§ Stated goal:
Show every line where "this" occurs.
**** Supplied material ****
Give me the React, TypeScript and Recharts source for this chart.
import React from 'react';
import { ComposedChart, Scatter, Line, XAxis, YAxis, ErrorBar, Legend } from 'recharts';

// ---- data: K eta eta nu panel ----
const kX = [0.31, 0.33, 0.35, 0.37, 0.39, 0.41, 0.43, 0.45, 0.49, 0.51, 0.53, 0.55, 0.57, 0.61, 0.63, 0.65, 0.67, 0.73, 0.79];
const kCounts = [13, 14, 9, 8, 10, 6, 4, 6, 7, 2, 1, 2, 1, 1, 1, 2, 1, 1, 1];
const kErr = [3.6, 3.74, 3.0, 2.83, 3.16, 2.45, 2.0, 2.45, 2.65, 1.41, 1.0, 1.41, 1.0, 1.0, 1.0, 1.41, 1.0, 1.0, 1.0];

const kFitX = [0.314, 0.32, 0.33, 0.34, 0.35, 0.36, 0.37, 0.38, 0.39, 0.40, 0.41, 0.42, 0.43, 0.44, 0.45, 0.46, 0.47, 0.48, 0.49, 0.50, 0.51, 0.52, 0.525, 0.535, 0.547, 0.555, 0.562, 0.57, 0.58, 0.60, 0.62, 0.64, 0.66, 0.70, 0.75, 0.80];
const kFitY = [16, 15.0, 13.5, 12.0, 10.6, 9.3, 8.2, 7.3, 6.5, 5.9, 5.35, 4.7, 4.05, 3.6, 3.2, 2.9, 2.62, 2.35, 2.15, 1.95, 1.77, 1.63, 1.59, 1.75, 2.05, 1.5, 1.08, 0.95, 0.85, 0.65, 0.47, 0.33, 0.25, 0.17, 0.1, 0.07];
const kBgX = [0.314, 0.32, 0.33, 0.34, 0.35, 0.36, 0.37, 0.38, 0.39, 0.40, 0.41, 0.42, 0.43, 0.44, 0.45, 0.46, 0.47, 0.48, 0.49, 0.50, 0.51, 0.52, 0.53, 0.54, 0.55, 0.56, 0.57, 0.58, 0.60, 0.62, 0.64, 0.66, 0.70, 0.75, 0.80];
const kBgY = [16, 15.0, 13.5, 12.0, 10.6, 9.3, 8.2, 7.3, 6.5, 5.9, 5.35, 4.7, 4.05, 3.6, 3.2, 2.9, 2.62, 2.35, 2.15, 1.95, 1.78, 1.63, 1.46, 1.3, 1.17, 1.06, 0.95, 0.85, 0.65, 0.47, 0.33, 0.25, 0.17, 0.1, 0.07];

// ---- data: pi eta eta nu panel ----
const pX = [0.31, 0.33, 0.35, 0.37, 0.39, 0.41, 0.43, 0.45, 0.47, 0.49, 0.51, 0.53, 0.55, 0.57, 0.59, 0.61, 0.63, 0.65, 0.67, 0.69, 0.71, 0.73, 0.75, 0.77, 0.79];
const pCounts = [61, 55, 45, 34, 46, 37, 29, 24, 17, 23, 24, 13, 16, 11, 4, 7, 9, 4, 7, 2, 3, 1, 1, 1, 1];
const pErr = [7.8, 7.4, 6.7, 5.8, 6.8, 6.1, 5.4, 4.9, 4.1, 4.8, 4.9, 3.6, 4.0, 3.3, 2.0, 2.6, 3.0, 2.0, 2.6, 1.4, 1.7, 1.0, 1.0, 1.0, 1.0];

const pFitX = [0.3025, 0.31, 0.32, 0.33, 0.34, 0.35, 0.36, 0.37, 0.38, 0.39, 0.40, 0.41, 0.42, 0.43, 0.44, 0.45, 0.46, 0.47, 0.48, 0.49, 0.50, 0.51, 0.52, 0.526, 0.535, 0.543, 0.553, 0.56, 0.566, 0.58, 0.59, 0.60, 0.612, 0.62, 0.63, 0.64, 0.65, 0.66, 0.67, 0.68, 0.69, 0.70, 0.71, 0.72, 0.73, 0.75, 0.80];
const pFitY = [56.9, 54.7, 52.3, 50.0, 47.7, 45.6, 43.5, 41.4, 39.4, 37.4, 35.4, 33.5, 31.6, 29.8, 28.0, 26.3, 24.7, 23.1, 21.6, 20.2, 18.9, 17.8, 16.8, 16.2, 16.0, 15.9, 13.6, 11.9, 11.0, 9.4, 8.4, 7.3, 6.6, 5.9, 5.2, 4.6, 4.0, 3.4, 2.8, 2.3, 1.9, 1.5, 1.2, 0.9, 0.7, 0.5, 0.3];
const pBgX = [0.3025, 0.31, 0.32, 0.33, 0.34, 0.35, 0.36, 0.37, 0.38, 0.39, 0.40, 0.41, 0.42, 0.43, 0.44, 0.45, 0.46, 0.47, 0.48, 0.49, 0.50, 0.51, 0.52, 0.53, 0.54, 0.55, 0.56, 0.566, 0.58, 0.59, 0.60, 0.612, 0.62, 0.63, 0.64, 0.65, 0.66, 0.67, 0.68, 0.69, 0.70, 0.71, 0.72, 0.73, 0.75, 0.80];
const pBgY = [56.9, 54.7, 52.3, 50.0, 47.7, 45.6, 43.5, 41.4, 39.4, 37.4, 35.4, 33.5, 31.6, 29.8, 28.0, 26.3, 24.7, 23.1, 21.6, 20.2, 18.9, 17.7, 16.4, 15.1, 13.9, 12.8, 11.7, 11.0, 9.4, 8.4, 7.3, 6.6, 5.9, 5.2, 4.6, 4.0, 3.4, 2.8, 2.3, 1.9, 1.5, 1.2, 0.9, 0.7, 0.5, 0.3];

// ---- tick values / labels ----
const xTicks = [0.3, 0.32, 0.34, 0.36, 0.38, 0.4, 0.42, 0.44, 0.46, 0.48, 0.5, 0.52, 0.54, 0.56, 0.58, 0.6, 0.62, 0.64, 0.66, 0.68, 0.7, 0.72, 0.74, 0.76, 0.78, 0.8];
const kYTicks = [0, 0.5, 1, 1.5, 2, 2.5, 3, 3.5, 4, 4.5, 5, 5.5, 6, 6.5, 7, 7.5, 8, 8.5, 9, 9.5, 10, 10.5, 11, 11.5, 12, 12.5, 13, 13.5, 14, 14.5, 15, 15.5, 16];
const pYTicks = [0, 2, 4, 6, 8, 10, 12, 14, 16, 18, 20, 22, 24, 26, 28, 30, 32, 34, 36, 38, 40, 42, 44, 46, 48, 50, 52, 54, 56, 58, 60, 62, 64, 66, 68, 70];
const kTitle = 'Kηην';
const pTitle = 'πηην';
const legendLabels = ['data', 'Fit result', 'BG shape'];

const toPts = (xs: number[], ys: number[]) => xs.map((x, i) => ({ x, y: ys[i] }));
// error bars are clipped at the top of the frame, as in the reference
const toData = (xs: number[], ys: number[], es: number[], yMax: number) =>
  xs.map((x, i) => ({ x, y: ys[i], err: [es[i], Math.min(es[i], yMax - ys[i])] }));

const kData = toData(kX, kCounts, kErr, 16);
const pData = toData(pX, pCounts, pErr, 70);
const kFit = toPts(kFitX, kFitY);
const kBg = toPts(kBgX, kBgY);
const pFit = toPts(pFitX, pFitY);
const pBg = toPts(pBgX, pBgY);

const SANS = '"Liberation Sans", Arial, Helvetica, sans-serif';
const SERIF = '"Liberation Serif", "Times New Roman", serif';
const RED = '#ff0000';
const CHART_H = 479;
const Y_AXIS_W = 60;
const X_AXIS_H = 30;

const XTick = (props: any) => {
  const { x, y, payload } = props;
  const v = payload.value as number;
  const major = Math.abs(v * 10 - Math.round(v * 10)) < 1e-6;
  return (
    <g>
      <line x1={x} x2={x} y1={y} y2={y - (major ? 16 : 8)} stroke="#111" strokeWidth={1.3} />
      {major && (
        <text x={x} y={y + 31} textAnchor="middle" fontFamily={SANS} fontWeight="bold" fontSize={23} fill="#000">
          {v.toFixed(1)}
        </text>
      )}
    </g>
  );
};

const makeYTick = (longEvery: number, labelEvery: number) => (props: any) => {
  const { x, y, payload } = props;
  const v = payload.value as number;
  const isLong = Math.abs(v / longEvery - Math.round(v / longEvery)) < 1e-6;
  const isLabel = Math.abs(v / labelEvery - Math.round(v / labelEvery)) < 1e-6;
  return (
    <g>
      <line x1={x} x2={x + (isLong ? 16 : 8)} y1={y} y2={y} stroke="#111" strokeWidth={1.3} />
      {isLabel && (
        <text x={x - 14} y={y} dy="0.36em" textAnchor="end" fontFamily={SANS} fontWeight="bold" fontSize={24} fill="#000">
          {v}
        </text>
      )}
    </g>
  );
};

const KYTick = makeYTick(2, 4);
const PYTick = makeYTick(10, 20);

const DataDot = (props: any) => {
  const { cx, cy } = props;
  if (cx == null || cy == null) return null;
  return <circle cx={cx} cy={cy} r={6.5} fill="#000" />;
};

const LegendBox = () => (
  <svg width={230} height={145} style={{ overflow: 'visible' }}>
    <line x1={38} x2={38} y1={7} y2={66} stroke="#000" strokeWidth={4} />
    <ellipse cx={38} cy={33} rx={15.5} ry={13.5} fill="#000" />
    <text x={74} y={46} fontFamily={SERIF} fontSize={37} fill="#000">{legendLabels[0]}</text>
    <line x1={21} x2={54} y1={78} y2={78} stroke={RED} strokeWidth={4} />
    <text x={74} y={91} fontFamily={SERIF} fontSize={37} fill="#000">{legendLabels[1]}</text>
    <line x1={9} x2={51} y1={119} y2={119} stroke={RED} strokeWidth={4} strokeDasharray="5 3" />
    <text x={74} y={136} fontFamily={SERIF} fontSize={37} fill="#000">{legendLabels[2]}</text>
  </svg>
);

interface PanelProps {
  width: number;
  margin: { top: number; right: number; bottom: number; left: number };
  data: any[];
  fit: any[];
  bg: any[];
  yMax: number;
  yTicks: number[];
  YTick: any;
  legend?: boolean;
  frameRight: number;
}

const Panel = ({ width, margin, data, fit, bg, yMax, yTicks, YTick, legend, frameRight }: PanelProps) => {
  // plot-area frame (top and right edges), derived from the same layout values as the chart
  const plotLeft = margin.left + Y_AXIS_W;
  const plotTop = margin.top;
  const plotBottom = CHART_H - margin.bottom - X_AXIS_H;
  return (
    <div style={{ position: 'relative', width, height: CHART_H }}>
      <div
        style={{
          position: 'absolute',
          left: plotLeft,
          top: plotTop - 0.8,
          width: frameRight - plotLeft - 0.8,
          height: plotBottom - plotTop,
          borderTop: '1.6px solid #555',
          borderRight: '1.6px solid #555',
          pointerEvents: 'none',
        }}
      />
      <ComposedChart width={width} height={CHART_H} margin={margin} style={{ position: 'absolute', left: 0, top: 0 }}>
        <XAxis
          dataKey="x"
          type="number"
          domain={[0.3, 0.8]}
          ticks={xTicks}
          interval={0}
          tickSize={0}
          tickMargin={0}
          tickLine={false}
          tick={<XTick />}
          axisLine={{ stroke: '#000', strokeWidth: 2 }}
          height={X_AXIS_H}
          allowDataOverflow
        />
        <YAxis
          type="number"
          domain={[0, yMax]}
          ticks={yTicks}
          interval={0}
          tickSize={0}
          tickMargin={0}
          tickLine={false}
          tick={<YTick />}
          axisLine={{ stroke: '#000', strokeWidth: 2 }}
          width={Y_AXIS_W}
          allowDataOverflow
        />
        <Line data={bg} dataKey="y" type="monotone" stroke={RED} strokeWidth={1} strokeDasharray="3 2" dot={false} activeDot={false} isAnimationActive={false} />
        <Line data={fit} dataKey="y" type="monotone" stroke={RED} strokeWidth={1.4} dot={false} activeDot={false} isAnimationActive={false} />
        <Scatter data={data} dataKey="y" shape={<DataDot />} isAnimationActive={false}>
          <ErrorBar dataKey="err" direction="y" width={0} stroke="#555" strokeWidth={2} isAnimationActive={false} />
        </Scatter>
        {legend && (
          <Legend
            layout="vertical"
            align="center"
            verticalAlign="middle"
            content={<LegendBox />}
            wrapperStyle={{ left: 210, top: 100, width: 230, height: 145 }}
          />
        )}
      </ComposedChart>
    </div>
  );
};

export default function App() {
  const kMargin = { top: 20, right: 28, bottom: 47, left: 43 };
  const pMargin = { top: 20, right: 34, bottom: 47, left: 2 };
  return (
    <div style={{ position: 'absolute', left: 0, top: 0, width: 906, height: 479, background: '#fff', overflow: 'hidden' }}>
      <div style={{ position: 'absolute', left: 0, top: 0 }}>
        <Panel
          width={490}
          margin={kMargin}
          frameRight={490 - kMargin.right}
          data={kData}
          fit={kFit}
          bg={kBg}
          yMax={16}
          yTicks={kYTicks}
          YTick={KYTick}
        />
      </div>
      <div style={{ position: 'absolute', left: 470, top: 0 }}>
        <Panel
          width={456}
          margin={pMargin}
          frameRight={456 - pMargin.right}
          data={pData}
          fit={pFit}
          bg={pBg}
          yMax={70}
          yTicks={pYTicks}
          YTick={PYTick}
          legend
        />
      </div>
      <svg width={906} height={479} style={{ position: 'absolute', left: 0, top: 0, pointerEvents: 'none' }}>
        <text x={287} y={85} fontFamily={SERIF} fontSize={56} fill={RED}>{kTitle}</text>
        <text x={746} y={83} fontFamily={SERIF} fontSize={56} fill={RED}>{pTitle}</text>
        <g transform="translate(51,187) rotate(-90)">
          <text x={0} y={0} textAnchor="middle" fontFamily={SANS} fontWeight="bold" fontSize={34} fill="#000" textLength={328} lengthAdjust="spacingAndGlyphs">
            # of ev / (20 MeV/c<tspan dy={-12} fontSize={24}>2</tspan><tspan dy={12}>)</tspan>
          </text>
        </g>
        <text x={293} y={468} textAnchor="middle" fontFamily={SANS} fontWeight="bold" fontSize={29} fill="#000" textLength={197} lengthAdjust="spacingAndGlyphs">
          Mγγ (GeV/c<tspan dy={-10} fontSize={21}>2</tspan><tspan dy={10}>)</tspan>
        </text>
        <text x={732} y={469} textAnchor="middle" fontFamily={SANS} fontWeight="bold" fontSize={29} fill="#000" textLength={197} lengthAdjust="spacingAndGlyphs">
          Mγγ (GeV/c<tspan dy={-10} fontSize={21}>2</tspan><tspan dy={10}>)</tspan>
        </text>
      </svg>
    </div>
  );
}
****
**** Supplied material ****
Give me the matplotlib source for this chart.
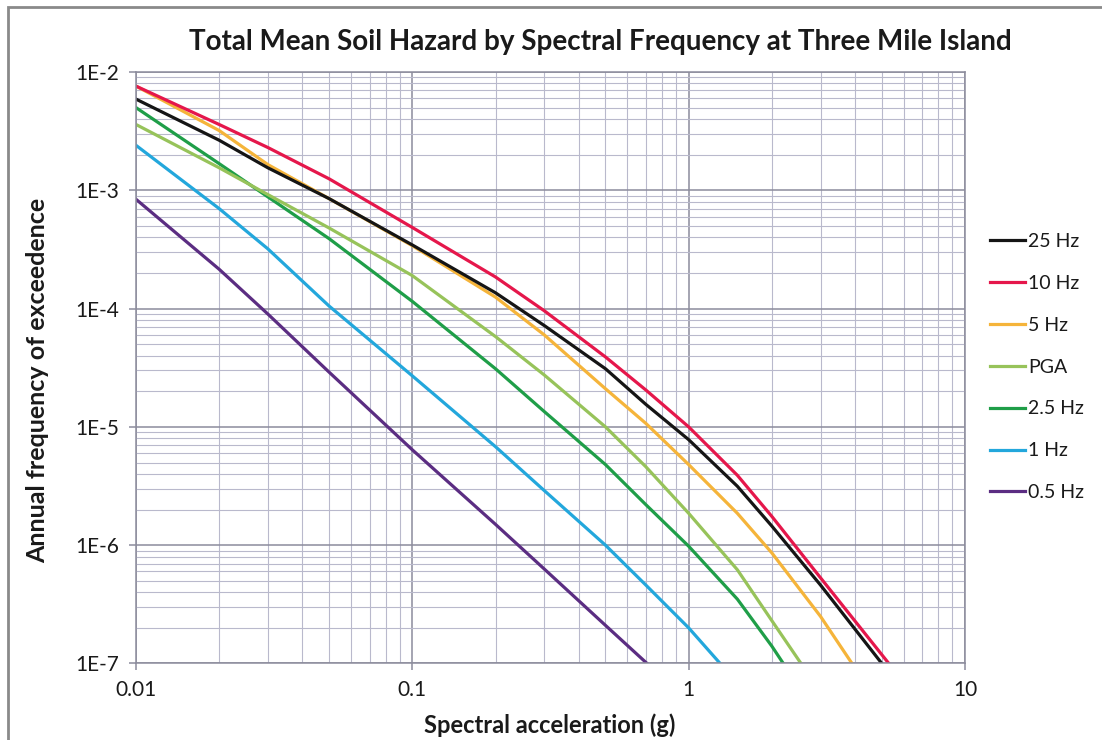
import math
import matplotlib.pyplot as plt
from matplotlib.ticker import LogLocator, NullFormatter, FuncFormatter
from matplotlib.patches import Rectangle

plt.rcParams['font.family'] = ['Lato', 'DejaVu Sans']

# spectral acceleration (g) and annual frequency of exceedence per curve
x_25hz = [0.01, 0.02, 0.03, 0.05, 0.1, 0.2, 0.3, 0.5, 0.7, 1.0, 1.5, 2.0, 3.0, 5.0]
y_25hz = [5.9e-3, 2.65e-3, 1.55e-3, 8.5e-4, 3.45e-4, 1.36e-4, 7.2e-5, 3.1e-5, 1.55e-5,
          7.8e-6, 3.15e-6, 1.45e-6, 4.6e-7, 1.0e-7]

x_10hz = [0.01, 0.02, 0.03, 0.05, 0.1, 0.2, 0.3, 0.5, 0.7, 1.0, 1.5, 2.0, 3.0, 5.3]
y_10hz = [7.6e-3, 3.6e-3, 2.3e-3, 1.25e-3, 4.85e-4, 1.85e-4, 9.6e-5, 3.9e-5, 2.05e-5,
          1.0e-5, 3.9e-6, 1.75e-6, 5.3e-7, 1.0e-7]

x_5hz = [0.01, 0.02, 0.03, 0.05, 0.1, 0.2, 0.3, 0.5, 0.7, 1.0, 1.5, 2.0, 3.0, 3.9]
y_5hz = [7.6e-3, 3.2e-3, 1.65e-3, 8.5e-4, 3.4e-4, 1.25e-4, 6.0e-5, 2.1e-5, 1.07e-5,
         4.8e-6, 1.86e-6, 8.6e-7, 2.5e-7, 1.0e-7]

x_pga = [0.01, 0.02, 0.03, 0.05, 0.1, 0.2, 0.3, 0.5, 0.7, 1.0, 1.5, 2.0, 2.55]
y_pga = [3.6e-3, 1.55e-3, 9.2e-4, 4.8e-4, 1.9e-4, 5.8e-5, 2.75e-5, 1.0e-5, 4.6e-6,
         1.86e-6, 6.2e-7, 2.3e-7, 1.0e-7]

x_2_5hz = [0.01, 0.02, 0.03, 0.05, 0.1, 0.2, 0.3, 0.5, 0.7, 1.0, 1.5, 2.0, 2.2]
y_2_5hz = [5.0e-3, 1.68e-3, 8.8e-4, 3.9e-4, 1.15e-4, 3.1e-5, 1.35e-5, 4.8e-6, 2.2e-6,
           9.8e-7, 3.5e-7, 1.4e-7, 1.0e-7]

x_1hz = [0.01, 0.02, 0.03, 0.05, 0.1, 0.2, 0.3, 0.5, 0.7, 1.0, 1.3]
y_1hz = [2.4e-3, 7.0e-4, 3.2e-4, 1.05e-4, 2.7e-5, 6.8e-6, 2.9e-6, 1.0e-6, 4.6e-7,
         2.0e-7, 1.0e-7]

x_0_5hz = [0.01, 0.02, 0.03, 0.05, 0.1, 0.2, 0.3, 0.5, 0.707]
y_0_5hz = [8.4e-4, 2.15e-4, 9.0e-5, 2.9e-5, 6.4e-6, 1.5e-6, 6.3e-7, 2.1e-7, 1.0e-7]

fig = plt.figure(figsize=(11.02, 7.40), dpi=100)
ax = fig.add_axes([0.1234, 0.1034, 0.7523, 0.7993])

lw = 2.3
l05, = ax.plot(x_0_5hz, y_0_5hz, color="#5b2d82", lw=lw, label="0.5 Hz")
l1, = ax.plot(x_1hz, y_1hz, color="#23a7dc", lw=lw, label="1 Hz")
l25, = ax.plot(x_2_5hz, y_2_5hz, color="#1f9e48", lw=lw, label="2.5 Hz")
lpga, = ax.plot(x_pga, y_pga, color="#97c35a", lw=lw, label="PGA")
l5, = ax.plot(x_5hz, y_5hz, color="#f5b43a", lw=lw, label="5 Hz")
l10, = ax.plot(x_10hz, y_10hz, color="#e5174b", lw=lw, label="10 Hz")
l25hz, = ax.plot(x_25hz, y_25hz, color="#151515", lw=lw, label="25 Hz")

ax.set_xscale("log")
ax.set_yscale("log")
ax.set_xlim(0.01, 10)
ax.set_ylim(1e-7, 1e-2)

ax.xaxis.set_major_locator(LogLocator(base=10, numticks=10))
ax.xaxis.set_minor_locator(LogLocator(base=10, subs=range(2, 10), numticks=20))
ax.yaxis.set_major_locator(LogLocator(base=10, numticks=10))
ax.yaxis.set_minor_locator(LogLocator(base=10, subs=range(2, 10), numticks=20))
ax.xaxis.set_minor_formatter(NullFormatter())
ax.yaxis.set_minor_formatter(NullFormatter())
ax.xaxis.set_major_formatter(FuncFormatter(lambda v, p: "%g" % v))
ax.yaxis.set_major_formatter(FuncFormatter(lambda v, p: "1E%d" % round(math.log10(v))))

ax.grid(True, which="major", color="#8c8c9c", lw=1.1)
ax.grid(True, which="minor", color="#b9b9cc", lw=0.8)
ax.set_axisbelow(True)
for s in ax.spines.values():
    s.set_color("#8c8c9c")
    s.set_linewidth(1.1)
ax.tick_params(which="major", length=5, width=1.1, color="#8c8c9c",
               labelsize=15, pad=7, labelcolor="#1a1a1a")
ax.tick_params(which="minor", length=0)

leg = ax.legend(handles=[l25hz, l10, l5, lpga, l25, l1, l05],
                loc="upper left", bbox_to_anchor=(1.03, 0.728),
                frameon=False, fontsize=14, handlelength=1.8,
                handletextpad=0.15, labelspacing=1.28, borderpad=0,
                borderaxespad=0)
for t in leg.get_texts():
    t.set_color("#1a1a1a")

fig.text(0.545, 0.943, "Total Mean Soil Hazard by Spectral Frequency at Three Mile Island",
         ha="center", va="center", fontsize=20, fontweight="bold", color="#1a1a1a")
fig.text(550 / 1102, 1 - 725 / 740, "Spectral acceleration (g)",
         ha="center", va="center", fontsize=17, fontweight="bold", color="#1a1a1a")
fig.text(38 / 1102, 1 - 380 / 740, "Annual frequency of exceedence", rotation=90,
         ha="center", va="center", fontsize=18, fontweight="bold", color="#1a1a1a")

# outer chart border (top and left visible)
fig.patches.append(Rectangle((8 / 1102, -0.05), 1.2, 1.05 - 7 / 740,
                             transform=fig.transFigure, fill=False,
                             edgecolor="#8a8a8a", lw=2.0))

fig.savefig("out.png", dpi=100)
****
**** Supplied material ****
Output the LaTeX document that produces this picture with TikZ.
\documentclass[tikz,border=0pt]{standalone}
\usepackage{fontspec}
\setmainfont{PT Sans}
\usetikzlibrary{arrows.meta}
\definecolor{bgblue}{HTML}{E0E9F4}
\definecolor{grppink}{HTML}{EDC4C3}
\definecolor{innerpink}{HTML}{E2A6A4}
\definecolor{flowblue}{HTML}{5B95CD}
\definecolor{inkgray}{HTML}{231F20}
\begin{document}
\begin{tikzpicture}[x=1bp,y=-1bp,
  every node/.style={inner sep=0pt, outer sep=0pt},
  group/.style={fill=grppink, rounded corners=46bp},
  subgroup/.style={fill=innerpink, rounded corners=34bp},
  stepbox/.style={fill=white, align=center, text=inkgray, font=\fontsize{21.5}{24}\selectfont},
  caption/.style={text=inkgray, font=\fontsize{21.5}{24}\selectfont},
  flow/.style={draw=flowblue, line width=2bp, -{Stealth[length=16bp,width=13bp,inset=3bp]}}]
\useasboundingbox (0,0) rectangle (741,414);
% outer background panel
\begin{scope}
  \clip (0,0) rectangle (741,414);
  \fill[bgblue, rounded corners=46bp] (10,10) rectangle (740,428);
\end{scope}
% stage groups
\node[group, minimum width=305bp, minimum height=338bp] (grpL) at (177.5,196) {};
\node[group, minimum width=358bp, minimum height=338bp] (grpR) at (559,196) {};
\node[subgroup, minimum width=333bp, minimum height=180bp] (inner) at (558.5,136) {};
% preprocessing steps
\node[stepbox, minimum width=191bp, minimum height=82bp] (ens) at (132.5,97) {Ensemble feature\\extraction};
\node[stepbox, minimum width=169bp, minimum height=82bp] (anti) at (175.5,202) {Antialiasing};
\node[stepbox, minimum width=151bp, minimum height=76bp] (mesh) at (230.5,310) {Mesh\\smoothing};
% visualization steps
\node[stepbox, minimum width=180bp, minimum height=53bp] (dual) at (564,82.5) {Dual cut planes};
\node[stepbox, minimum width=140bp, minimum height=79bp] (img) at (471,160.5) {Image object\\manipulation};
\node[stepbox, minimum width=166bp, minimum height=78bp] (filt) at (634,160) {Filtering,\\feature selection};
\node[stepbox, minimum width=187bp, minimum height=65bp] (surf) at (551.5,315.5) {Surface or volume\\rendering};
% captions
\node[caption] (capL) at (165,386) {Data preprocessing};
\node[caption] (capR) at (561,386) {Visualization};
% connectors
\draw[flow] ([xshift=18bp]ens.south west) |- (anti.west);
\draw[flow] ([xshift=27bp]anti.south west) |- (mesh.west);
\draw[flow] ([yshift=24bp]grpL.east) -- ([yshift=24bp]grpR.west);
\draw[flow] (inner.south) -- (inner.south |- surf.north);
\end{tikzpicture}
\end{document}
****
§ Solved problem:
Give me the React, TypeScript and Recharts source for this chart.
Give me the matplotlib source for this chart.
Output the LaTeX document that produces this picture with TikZ.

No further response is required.